All situations have their distinctive attractions and unpleasantnesses. Yet the reasons behind President Holloway’s announced retirement are probably relevant to situations facing the presidents of most large and complex American colleges. I am invoking his story not for its individual singularities but for what I suspect are broad commonalities. According to Ms. Paul’s account, President Holloway has soured on his job because some circumstances do not allow him time and space to exercise leadership as he would like to do, while others require that he spend much time doing things he does not find congenial. Several high-ranking administrators of my own acquaintance have told me in so many words that the job is simply not as much fun as it once was and as they would want it to be. In these instances “fun” means productive as opposed to unproductive workaholism. A good deal of the disenchantment is in fact exacerbated by what might be called the politics of college presidencies—a topic to which I shall briefly return. But as higher education has in this country become bigger, more expansive, and more sought after, institutional life has become more ambitious, more demanding, more complex. Imagine trying to “lead” the University of California, for example. Dwight Eisenhower probably had an easier administrative task in supervising D-Day. Clark Kerr, the first Chancellor or mega-president of the UC system, famously summarized the disparate interests of the major constituencies with whom he had to deal as follows. The undergraduates were interested in sex, the faculty in parking, and the alumni in football. Joking, yes, but….You may notice that quantum physics, business accounting, and Sumerian syntax are not on the list. In fact, a college president has quite a long roster of chores that, at first glance, may seem to have little direct connection with education. The first of these, in most instances, is of course fund raising. As is the situation currently with regard to major political candidates, the ability of a “leader” to rake in dough is taken as an emblem of a wide range of other desirable abilities.
For one thing, the job has simply become more complex and demanding over the years. Education has become ever more expensive and ever more bureaucratic—the latter feature very often having to do with the increasing role of government agencies. Without declaring that government interaction with academic finances and organization is either good or bad, it is manifestly complex and time-consuming. Political considerations, especially in state-financed institutions, are of course simply part of the job, but they are also time-consuming distractions.
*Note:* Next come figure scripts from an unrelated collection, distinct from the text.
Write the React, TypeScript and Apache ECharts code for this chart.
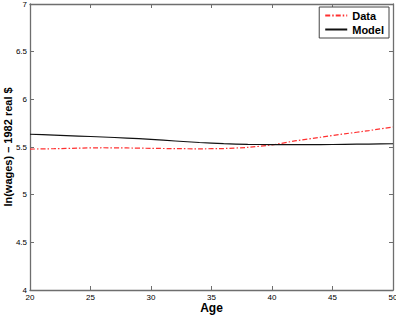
import React, { useEffect, useRef } from "react";
import * as echarts from "echarts";

const ages = [20, 22, 24, 26, 28, 30, 32, 34, 36, 38, 40, 42, 44, 46, 48, 50];
const dataSeries = [5.478, 5.482, 5.488, 5.492, 5.49, 5.486, 5.483, 5.481, 5.484, 5.496, 5.522, 5.566, 5.602, 5.638, 5.672, 5.71];
const modelSeries = [5.634, 5.625, 5.615, 5.605, 5.594, 5.58, 5.563, 5.547, 5.535, 5.528, 5.525, 5.524, 5.525, 5.528, 5.531, 5.534];
const seriesNames = ["Data", "Model"];

const FONT = "'Liberation Sans', Arial, Helvetica, sans-serif";
const AX = "#6e6e6e";

export default function App() {
  const ref = useRef<HTMLDivElement>(null);
  useEffect(() => {
    document.body.style.margin = "0";
    if (!ref.current) return;
    const chart = echarts.init(ref.current, undefined, { renderer: "svg" });
    const axLine = { show: true, lineStyle: { color: AX, width: 1.3 } };
    const tick = { show: true, inside: true, length: 4, lineStyle: { color: AX, width: 1 } };
    chart.setOption({
      animation: false,
      backgroundColor: "#fff",
      textStyle: { fontFamily: FONT },
      grid: { left: 30, right: 3, top: 4, bottom: 26, containLabel: false, outerBoundsMode: "none" },
      legend: {
        orient: "vertical",
        right: 7,
        top: 7,
        data: seriesNames,
        itemWidth: 22,
        itemHeight: 10,
        itemGap: 3,
        padding: [3, 5, 3, 5],
        borderColor: "#444",
        borderWidth: 1,
        backgroundColor: "#fff",
        itemStyle: { opacity: 0 },
        textStyle: { fontFamily: FONT, fontWeight: "bold", fontSize: 11, color: "#000" },
      },
      xAxis: [
        {
          type: "value",
          min: 20,
          max: 50,
          interval: 5,
          axisLine: axLine,
          axisTick: tick,
          splitLine: { show: false },
          axisLabel: { fontSize: 8, color: "#000", margin: 3, fontFamily: FONT },
          name: "Age",
          nameLocation: "middle",
          nameGap: 12,
          nameMoveOverlap: false,
          nameTextStyle: { fontSize: 12, fontWeight: "bold", color: "#000", fontFamily: FONT },
        },
        {
          type: "value",
          position: "top",
          min: 20,
          max: 50,
          interval: 5,
          axisLine: axLine,
          axisTick: tick,
          splitLine: { show: false },
          axisLabel: { show: false },
        },
      ],
      yAxis: [
        {
          type: "value",
          min: 4,
          max: 7,
          interval: 0.5,
          axisLine: axLine,
          axisTick: tick,
          splitLine: { show: false },
          axisLabel: { fontSize: 8, color: "#000", margin: 3, fontFamily: FONT },
          name: "ln(wages) – 1982 real $",
          nameLocation: "middle",
          nameGap: 17,
          nameMoveOverlap: false,
          nameTextStyle: { fontSize: 11, fontWeight: "bold", color: "#000", fontFamily: FONT },
        },
        {
          type: "value",
          position: "right",
          min: 4,
          max: 7,
          interval: 0.5,
          axisLine: axLine,
          axisTick: tick,
          splitLine: { show: false },
          axisLabel: { show: false },
        },
      ],
      series: [
        {
          name: seriesNames[0],
          type: "line",
          data: ages.map((a, i) => [a, dataSeries[i]]),
          showSymbol: false,
          symbol: "none",
          smooth: 0.2,
          itemStyle: { color: "#ff3030" },
          lineStyle: { color: "#ff3030", width: 1.2, type: [5, 2, 1.5, 2] },
        },
        {
          name: seriesNames[1],
          type: "line",
          data: ages.map((a, i) => [a, modelSeries[i]]),
          showSymbol: false,
          symbol: "none",
          smooth: 0.2,
          itemStyle: { color: "#111" },
          lineStyle: { color: "#111", width: 1.2 },
        },
      ],
    });
    return () => chart.dispose();
  }, []);
  return <div ref={ref} style={{ width: 396, height: 316 }} />;
}
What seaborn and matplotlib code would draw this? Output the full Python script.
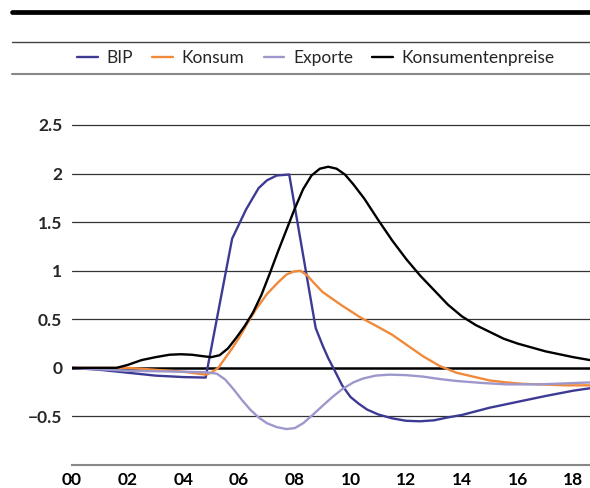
import seaborn as sns
import pandas as pd
import matplotlib.pyplot as plt
from matplotlib.lines import Line2D

# series (x = years since 2000)
bip_x = [0, 1, 2, 3, 4, 4.8, 5.75, 6.25, 6.7, 7.0, 7.35, 7.8, 8.75, 9.0, 9.2, 9.4, 9.7, 10.0,
         10.3, 10.6, 11.0, 11.5, 12.0, 12.5, 13.0, 13.5, 14.0, 15.0, 16.0, 17.0, 18.0, 18.6]
bip_y = [0, -0.02, -0.05, -0.08, -0.095, -0.1, 1.33, 1.63, 1.85, 1.93, 1.98, 1.99, 0.41, 0.23, 0.1,
         -0.01, -0.18, -0.3, -0.37, -0.43, -0.48, -0.52, -0.545, -0.55, -0.54, -0.51, -0.485, -0.41,
         -0.35, -0.29, -0.235, -0.21]

kon_x = [0, 2, 3, 4, 4.8, 5.0, 5.25, 5.5, 5.75, 6.0, 6.3, 6.6, 7.0, 7.4, 7.7, 7.95, 8.2, 8.45, 8.7,
         9.0, 9.3, 9.7, 10.35, 11.0, 11.5, 12.0, 12.6, 13.2, 13.8, 14.4, 15.0, 15.6, 16.2, 16.8,
         17.7, 18.6]
kon_y = [0, 0, -0.02, -0.04, -0.07, -0.05, 0, 0.1, 0.2, 0.31, 0.46, 0.6, 0.76, 0.88, 0.96, 0.99, 1.0,
         0.95, 0.87, 0.78, 0.72, 0.64, 0.52, 0.42, 0.34, 0.24, 0.12, 0.02, -0.05, -0.09, -0.13, -0.15,
         -0.165, -0.17, -0.18, -0.18]

exp_x = [0, 2, 4, 4.8, 5.2, 5.5, 5.8, 6.1, 6.4, 6.7, 7.0, 7.35, 7.7, 8.0, 8.3, 8.66, 9.0, 9.35,
         9.7, 10.1, 10.45, 10.9, 11.4, 12.0, 12.6, 13.2, 13.8, 14.7, 15.6, 16.8, 17.7, 18.6]
exp_y = [0, -0.03, -0.04, -0.045, -0.06, -0.12, -0.22, -0.33, -0.43, -0.51, -0.57, -0.61, -0.63, -0.62,
         -0.57, -0.48, -0.39, -0.3, -0.22, -0.15, -0.11, -0.08, -0.07, -0.075, -0.09, -0.115, -0.135,
         -0.155, -0.17, -0.17, -0.16, -0.15]

cpi_x = [0, 1, 1.6, 2.0, 2.5, 3.0, 3.5, 3.9, 4.3, 4.7, 5.0, 5.3, 5.6, 5.9, 6.2, 6.5, 6.8, 7.1, 7.4,
         7.7, 8.0, 8.3, 8.6, 8.9, 9.2, 9.5, 9.8, 10.1, 10.5, 11.0, 11.5, 12.0, 12.5, 13.0, 13.5, 14.0,
         14.5, 15.0, 15.5, 16.0, 16.5, 17.0, 17.5, 18.0, 18.6]
cpi_y = [0, 0, 0, 0.03, 0.08, 0.11, 0.135, 0.14, 0.135, 0.12, 0.11, 0.13, 0.2, 0.31, 0.43, 0.57, 0.75,
         0.97, 1.2, 1.42, 1.64, 1.84, 1.98, 2.05, 2.07, 2.05, 1.99, 1.89, 1.74, 1.52, 1.31, 1.12, 0.95,
         0.8, 0.65, 0.53, 0.44, 0.37, 0.3, 0.25, 0.21, 0.17, 0.14, 0.11, 0.08]

x_ticks = [0, 2, 4, 6, 8, 10, 12, 14, 16, 18]
x_labels = ['00', '02', '04', '06', '08', '10', '12', '14', '16', '18']
y_ticks = [-0.5, 0, 0.5, 1, 1.5, 2, 2.5]
y_labels = ['\u22120.5', '0', '0.5', '1', '1.5', '2', '2.5']

series = [('BIP', bip_x, bip_y, '#3d3a94'),
          ('Konsum', kon_x, kon_y, '#f08a3a'),
          ('Exporte', exp_x, exp_y, '#9d98cc'),
          ('Konsumentenpreise', cpi_x, cpi_y, '#000000')]

sns.set_style('white')
plt.rcParams['font.family'] = ['Lato', 'DejaVu Sans']

fig = plt.figure(figsize=(5.9, 4.88), dpi=100)
ax = fig.add_axes([72 / 590, 23 / 488, 518 / 590, 388.6 / 488])

for name, xs, ys, c in series:
    df = pd.DataFrame({'x': xs, 'y': ys})
    sns.lineplot(data=df, x='x', y='y', ax=ax, color=c, linewidth=1.7, label=name, legend=False)

for v in y_ticks:
    if v == 0:
        ax.axhline(0, color='black', linewidth=1.8, zorder=1)
    else:
        ax.axhline(v, color='#333333', linewidth=0.9, zorder=0)

ax.set_xlim(0, 18.6)
ax.set_ylim(-1, 3)
ax.set_xticks(x_ticks)
ax.set_xticklabels(x_labels, fontsize=12.5, fontweight='bold')
ax.set_yticks(y_ticks)
ax.set_yticklabels(y_labels, fontsize=12.5, fontweight='bold')
ax.set_xlabel('')
ax.set_ylabel('')
for s in ['top', 'right', 'left']:
    ax.spines[s].set_visible(False)
ax.spines['bottom'].set_color('#888888')
ax.spines['bottom'].set_linewidth(1.5)
ax.tick_params(axis='x', direction='in', length=6, width=1, color='#888888', pad=5, labelcolor='black')
ax.tick_params(axis='y', length=0, pad=7)

# decorative rules above the chart
fig.add_artist(Line2D([12 / 590, 1], [1 - 11.5 / 488] * 2, color='black', linewidth=3.4,
                      transform=fig.transFigure))
fig.add_artist(Line2D([12 / 590, 1], [1 - 41.5 / 488] * 2, color='#444444', linewidth=1.0,
                      transform=fig.transFigure))
fig.add_artist(Line2D([12 / 590, 1], [1 - 74 / 488] * 2, color='#888888', linewidth=1.5,
                      transform=fig.transFigure))

handles = [Line2D([], [], color=c, linewidth=1.7) for _, _, _, c in series]
fig.legend(handles, [n for n, _, _, _ in series], loc='center', bbox_to_anchor=(316 / 590, 1 - 58 / 488),
           ncol=4, frameon=False, fontsize=12.5, handlelength=1.2, handletextpad=0.5, columnspacing=1.1)

fig.savefig('out.png', dpi=100)
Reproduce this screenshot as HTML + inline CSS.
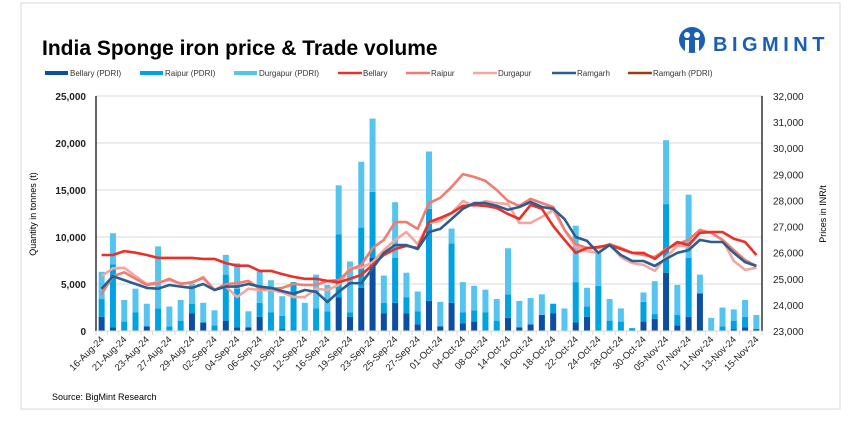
<!DOCTYPE html>
<html><head><meta charset="utf-8">
<style>
body{margin:0;background:#fff;font-family:"Liberation Sans",sans-serif;}
svg text{font-family:"Liberation Sans",sans-serif;}
</style></head>
<body>
<svg id="chart" width="864" height="431" viewBox="0 0 864 431" xmlns="http://www.w3.org/2000/svg">
<rect x="21" y="3" width="819" height="406" fill="#fff" stroke="#d9d9d9" stroke-width="1"/>
<text x="42" y="55" font-size="21" font-weight="bold" fill="#000">India Sponge iron price &amp; Trade volume</text>
<g>
<circle cx="692" cy="40" r="13" fill="#1a5fb4"/>
<circle cx="687" cy="35" r="3" fill="#fff"/><circle cx="697" cy="35" r="3" fill="#fff"/>
<rect x="685" y="40" width="4" height="12" fill="#fff"/><rect x="695" y="40" width="4" height="12" fill="#fff"/>
<text x="713" y="51" font-size="20" font-weight="bold" fill="#1a5fb4" letter-spacing="4.5">BIGMINT</text>
</g>
<g id="legend" font-size="8" fill="#333"></g>
<g id="grid"></g>
<g id="bars"></g>
<g id="lines"></g>
<g id="axes"></g>
<text transform="translate(36,214) rotate(-90)" text-anchor="middle" font-size="9" fill="#000">Quantity in tonnes (t)</text>
<text transform="translate(826,214) rotate(-90)" text-anchor="middle" font-size="9" fill="#000">Prices in INR/t</text>
<text x="52" y="400" font-size="9" fill="#000">Source: BigMint Research</text>
</svg>
<script>
const categories=["16-Aug-24","20-Aug-24","21-Aug-24","22-Aug-24","23-Aug-24","26-Aug-24","27-Aug-24","28-Aug-24","29-Aug-24","30-Aug-24","02-Sep-24","03-Sep-24","04-Sep-24","05-Sep-24","06-Sep-24","09-Sep-24","10-Sep-24","11-Sep-24","12-Sep-24","13-Sep-24","16-Sep-24","18-Sep-24","19-Sep-24","20-Sep-24","23-Sep-24","24-Sep-24","25-Sep-24","26-Sep-24","27-Sep-24","30-Sep-24","01-Oct-24","03-Oct-24","04-Oct-24","07-Oct-24","08-Oct-24","11-Oct-24","14-Oct-24","15-Oct-24","16-Oct-24","17-Oct-24","18-Oct-24","21-Oct-24","22-Oct-24","23-Oct-24","24-Oct-24","25-Oct-24","28-Oct-24","29-Oct-24","30-Oct-24","04-Nov-24","05-Nov-24","06-Nov-24","07-Nov-24","08-Nov-24","11-Nov-24","12-Nov-24","13-Nov-24","14-Nov-24","15-Nov-24"];
const bellaryPdri=[1500,400,0,0,500,0,0,0,1900,900,0,1100,400,400,1500,0,200,0,0,0,0,3600,1500,4600,7800,1900,3000,1900,700,3200,500,3000,800,1000,0,0,1400,400,700,1700,1900,0,900,1500,0,0,0,0,1000,1300,6200,600,1500,4000,0,0,200,400,200];
const raipurPdri=[1900,6700,1000,2000,0,2400,500,1100,1000,0,600,4900,4100,0,1500,2000,1400,5200,0,2400,2100,6700,500,6400,7000,1100,4800,1700,1400,9800,0,6300,1200,1200,2000,1100,2500,0,0,0,1000,0,4300,1100,4800,1100,1000,300,2100,500,7300,1100,6300,0,0,500,900,1100,0];
const durgapurPdri=[2900,3300,2300,2500,2400,6600,2100,2200,2100,2100,1600,2100,2700,1700,3300,3400,2100,0,3000,3600,2800,5200,5400,7000,7800,2900,5900,2600,2100,6100,2600,1600,3200,2600,2400,2300,4900,2800,2800,2200,0,2400,6000,2000,3500,2300,1400,0,1000,3500,6800,3200,6700,2000,1400,2000,1200,1800,1500];
const bellaryPrice=[25910,25910,26060,26000,25910,25800,25800,25800,25800,25760,25760,25600,25500,25500,25300,25300,25180,25070,25000,25000,24920,24870,25000,25150,25530,25910,26140,26260,26180,27170,27330,27520,27790,27830,27790,27710,27480,27290,27830,27680,27020,26490,25990,26180,26220,26290,26140,25990,25990,25760,26100,26410,26290,26760,26790,26790,26530,26410,25910];
const raipurPrice=[24420,25100,25250,25000,24760,24830,25000,24800,24870,25030,24570,24800,24830,24920,24620,24620,24650,24800,24760,24760,24920,24950,25340,25530,26180,26490,27170,27170,26910,27900,28100,28520,29010,28900,28750,28400,27980,27790,28060,27900,27750,26870,26330,26180,26180,26330,26180,25990,25910,25830,26140,26330,26490,26870,26760,26490,26100,25720,25490];
const durgapurPrice=[25100,25400,25420,25100,24800,24870,24950,24830,24830,25070,24570,24700,24300,24620,24570,24570,24480,24300,24300,24620,24570,24760,25420,25420,25640,26100,26490,26790,26330,27140,27210,27520,27980,27790,27980,27900,27860,27140,27140,27370,27630,26870,26220,26060,25990,26330,25830,25600,25530,25300,25830,26260,26260,26790,26760,26490,25680,25340,25420];
const ramgarhPrice=[24620,25100,24950,24800,24650,24620,24760,24700,24650,24800,24570,24700,24700,24800,24700,24650,24530,24420,24570,24500,24110,24500,24830,24830,25400,25990,26290,26290,26140,26790,26910,27290,27680,27900,27900,27790,27640,27750,27940,27750,27680,27290,26600,26450,25990,26290,25910,25680,25680,25490,25760,25990,26100,26490,26410,26410,25990,25640,25490];
const leftTicks=[0,5000,10000,15000,20000,25000];
const rightTicks=[23000,24000,25000,26000,27000,28000,29000,30000,31000,32000];

const NS="http://www.w3.org/2000/svg";
const X0=96,X1=762,Y0=331,Y1=96;
const n=categories.length, step=(X1-X0)/n;
const xC=i=>X0+step*(i+0.5);
const yL=v=>Y0-(v/25000)*(Y0-Y1);
const yR=v=>Y0-((v-23000)/9000)*(Y0-Y1);
function mk(tag,attrs,parent){const e=document.createElementNS(NS,tag);for(const k in attrs)e.setAttribute(k,attrs[k]);parent.appendChild(e);return e;}
const grid=document.getElementById('grid'),bars=document.getElementById('bars'),lines=document.getElementById('lines'),axes=document.getElementById('axes'),legend=document.getElementById('legend');
const fmt=v=>v.toLocaleString('en-US');
leftTicks.forEach(t=>{
  if(t>0){const g=mk('line',{x1:X0,x2:X1,y1:yL(t),y2:yL(t),stroke:'#d9d9d9','stroke-width':1},grid);
  
  }
  const tx=mk('text',{x:86,y:yL(t)+4,'text-anchor':'end','font-size':10,'font-weight':'bold',fill:'#222'},axes);tx.textContent=fmt(t);
  
  
});
rightTicks.forEach(t=>{
  const tx=mk('text',{x:773,y:yR(t)+4,'font-size':10,fill:'#222'},axes);tx.textContent=fmt(t);
  
  
});
const al=mk('line',{x1:X0,x2:X0,y1:Y1,y2:Y0,stroke:'#000','stroke-width':1.2},axes);


const ar=mk('line',{x1:X1,x2:X1,y1:Y1,y2:Y0,stroke:'#000','stroke-width':1.2},axes);


const ax=mk('line',{x1:X0,x2:X1,y1:Y0,y2:Y0,stroke:'#d9d9d9','stroke-width':1},axes);


for(let i=0;i<=n;i++){const tk=mk('line',{x1:X0+step*i,x2:X0+step*i,y1:Y0,y2:Y0+4,stroke:'#d9d9d9'},axes);
  
  }
categories.forEach((c,i)=>{
  if(i%2)return;
  const x=xC(i)+3,y=Y0+9;
  const tx=mk('text',{x:x,y:y,'text-anchor':'end','font-size':9.5,fill:'#222',transform:`rotate(-45 ${x} ${y})`},axes);tx.textContent=c;
  
  
});
const bw=6;
categories.forEach((c,i)=>{
  let base=0;
  [[bellaryPdri,'#0b4ea2','bar-bellary-pdri'],[raipurPdri,'#00a2e1','bar-raipur-pdri'],[durgapurPdri,'#56c4f1','bar-durgapur-pdri']].forEach(([arr,col,nm])=>{
    const v=arr[i];if(v<=0)return;
    const r=mk('rect',{x:xC(i)-bw/2,y:yL(base+v),width:bw,height:yL(base)-yL(base+v),fill:col},bars);
    
    
    base+=v;
  });
});
[[durgapurPrice,'#f4a6a0','line-durgapur'],[raipurPrice,'#f07d72','line-raipur'],[bellaryPrice,'#e83129','line-bellary'],[ramgarhPrice,'#2b5e8e','line-ramgarh']].forEach(([arr,col,nm])=>{
  const d=arr.map((v,i)=>(i?'L':'M')+xC(i).toFixed(1)+','+yR(v).toFixed(1)).join(' ');
  const p=mk('path',{d:d,fill:'none',stroke:col,'stroke-width':2.6,'stroke-linejoin':'round'},lines);
  
  
});
const legItems=[['Bellary (PDRI)','#0b4ea2',45,1],['Raipur (PDRI)','#00a2e1',140,1],['Durgapur (PDRI)','#56c4f1',234,1],['Bellary','#e83129',338,0],['Raipur','#f07d72',406,0],['Durgapur','#f4a6a0',473,0],['Ramgarh','#2b5e8e',552,0],['Ramgarh (PDRI)','#9c3d0e',628,0]];
legItems.forEach(([lab,col,x,box])=>{
  const g=mk('g',{},legend);
  
  
  if(box)mk('rect',{x:x,y:71,width:23,height:4,fill:col},g);
  else mk('line',{x1:x,x2:x+24,y1:73,y2:73,stroke:col,'stroke-width':2.5},g);
  const t=mk('text',{x:x+25,y:76,'font-size':8,fill:'#333'},g);t.textContent=lab;
});
</script>
</body></html>
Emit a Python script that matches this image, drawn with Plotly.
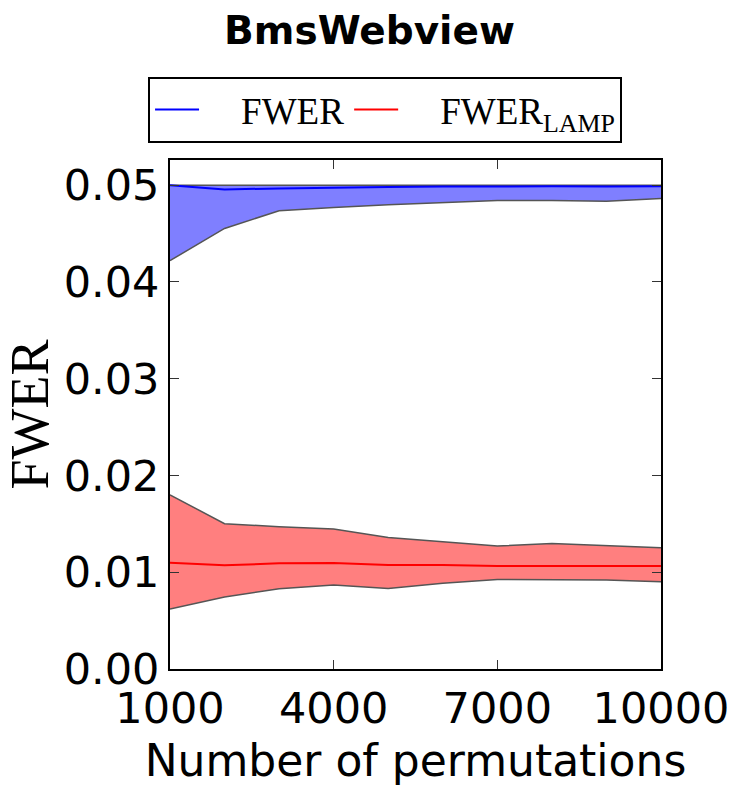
import plotly.graph_objects as go

perms = [1000, 2000, 3000, 4000, 5000, 6000, 7000, 8000, 9000, 10000]

fwer_mean = [0.0500, 0.04956, 0.04966, 0.04975, 0.0498, 0.04985, 0.04988, 0.04988, 0.04985, 0.04988]
fwer_upper = [0.0500, 0.0500, 0.0500, 0.0500, 0.0500, 0.0500, 0.0500, 0.0500, 0.0500, 0.0500]
fwer_lower = [0.0422, 0.04553, 0.04735, 0.0477, 0.04797, 0.04817, 0.04842, 0.04842, 0.04835, 0.04862]

lamp_mean = [0.01098, 0.01071, 0.01092, 0.01095, 0.01074, 0.01074, 0.01064, 0.01067, 0.01064, 0.01064]
lamp_upper = [0.0180, 0.01501, 0.01470, 0.01446, 0.01360, 0.01315, 0.01271, 0.01298, 0.01278, 0.01253]
lamp_lower = [0.0062, 0.00744, 0.0083, 0.00868, 0.00833, 0.00885, 0.00926, 0.00923, 0.00919, 0.00902]

x_ticks = [1000, 4000, 7000, 10000]
y_ticks = [0.00, 0.01, 0.02, 0.03, 0.04, 0.05]

PAD = "\u00a0" * 4
names = [PAD + "FWER", PAD + "FWER<sub>LAMP</sub>"]

edge = dict(color="#555555", width=1.5)

fig = go.Figure()

# FWER band
fig.add_trace(go.Scatter(x=perms, y=fwer_lower, mode="lines", line=edge, showlegend=False, hoverinfo="skip"))
fig.add_trace(go.Scatter(x=perms, y=fwer_upper, mode="lines", line=edge, fill="tonexty",
                         fillcolor="rgba(0,0,255,0.5)", showlegend=False, hoverinfo="skip"))
# LAMP band
fig.add_trace(go.Scatter(x=perms, y=lamp_lower, mode="lines", line=edge, showlegend=False, hoverinfo="skip"))
fig.add_trace(go.Scatter(x=perms, y=lamp_upper, mode="lines", line=edge, fill="tonexty",
                         fillcolor="rgba(255,0,0,0.5)", showlegend=False, hoverinfo="skip"))
# Means
fig.add_trace(go.Scatter(x=perms, y=fwer_mean, mode="lines", line=dict(color="#0000ff", width=2), name=names[0]))
fig.add_trace(go.Scatter(x=perms, y=lamp_mean, mode="lines", line=dict(color="#ff0000", width=2), name=names[1]))

axis_common = dict(
    showline=True, linecolor="black", linewidth=2, mirror="ticks",
    ticks="inside", ticklen=9, tickwidth=1.2, tickcolor="#333333",
    showgrid=False, zeroline=False,
    tickfont=dict(family="DejaVu Sans", size=43, color="black"),
)

fig.update_xaxes(range=[1000, 10000], tickvals=x_ticks, ticktext=[str(v) for v in x_ticks],
                 title=dict(text="Number of permutations", font=dict(family="DejaVu Sans", size=44, color="black"),
                            standoff=14),
                 **axis_common)
fig.update_yaxes(range=[0, 0.0526], tickvals=y_ticks, ticktext=[f"{v:.2f}" for v in y_ticks],
                 title=dict(text="FWER", font=dict(family="Liberation Serif", size=54, color="black"),
                            standoff=10),
                 **axis_common)

fig.update_layout(
    width=739, height=787,
    margin=dict(l=170, r=78, t=160, b=118, autoexpand=False),
    paper_bgcolor="white", plot_bgcolor="white",
    title=dict(text="<b>BmsWebview</b>", x=0.5, xanchor="center", y=0.962, yanchor="middle",
               font=dict(family="DejaVu Sans", size=39, color="black")),
    legend=dict(orientation="h",
                x=0.438, xanchor="center", y=1.0334, yanchor="bottom",
                traceorder="normal",
                bordercolor="black", borderwidth=2, bgcolor="white",
                font=dict(family="Liberation Serif", size=37, color="black"),
                itemwidth=44),
    showlegend=True,
)

fig.write_html("out.html")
This has been going on for quite a while by now. The incrementally increasing commerce between government officials and college administrators is always burdensome, increasingly complex, and sometime distracting. Only rarely is it amusing, and then often in a noirish fashion. It is more than fifty years since Tom Wolfe published his trenchant essay entitled “Mau-Mauing the Flak-Catchers”, and I suspect that by now even the essay’s title might seem mysterious. Mau-mau was an African term used to refer to the Kenyan rebels and/or their guerilla tactics in their struggle against British colonists beginning in the 1950s. In Wolfe’s metaphoric usage it meant the bullying, harassment, and intimidation of the mainly white bureaucrats by the mainly black activists with whom they dealt in the administration of supposed anti-poverty programs which had swiftly descended into graft mills. Canons of politically correct political discourse had not yet become so rigid as to banish entirely the recognition of the grim humor in such sensitive topics. (The companion essay by Wolfe—"Radical Chic”—was about a cocktail party thrown by the famous musician Leonard Bernstein at which the guests of honor were prominent Black Panthers.)
What is the appropriate political role of a college president? Expecting people to be apolitical is like expecting them to be ahistorical or asexual. The late Robert Goheen was a president of Princeton with whom I worked but whom I came to know well and admire exceedingly only years after he had retired. When criticized for allowing it to be known (when asked repeatedly) that he preferred the Democratic Party candidate in the election of 1968, he memorably defended himself: “A college president is not a political eunuch.” The Ivory Tower was not completely immune from political consensus, but promotion to tenure in the sociology department was not always invariably dependent upon the obligatory but insufficient prerequisite of being a card-carrying member of the Spartacist League—presuming that that sodality even issues membership cards. In our national politics, which for my lifetime have been dominated by two political parties, a vote split of 55/45 is likely to be described as a landslide. On college faculties the faculty split along political lines is twenty, or more likely fifty, to one. In my judgment, actually, the much discussed lack of political “viewpoint diversity” in academic institutions is less the fruit of an ideological conspiracy than a natural expression of the voluntary affinities of self-perpetuating powers. Just saying…The theoretical basis of the idea of faculty appointment on continuing tenure is that it might protect qualified scholars with eccentric, unpopular, or controversial, or heretical ideas.
It is the ambition of the professionals in higher education to broaden the intellectual and cultural horizons of their students. One way they continue to do that for some thousands of them is through the competent teaching of foreign languages and “study-abroad” years. One can hardly overpraise these staples of the liberal curriculum. But that is different from saying that a college president should be required to preside over a quasi-official, independent foreign policy. That, however, is what many of the protestors at prominent institutions, now temporarily rudderless, have been demanding. I am referring to Harvard and Penn, whose prexies were essentially canned, and Columbia. Columbia’s president, Minouche Shafik—in my opinion the most impressive of the three—simply gave up in disgust. At least I think she was disgusted. Certainly, a lot of other people were, starting with me.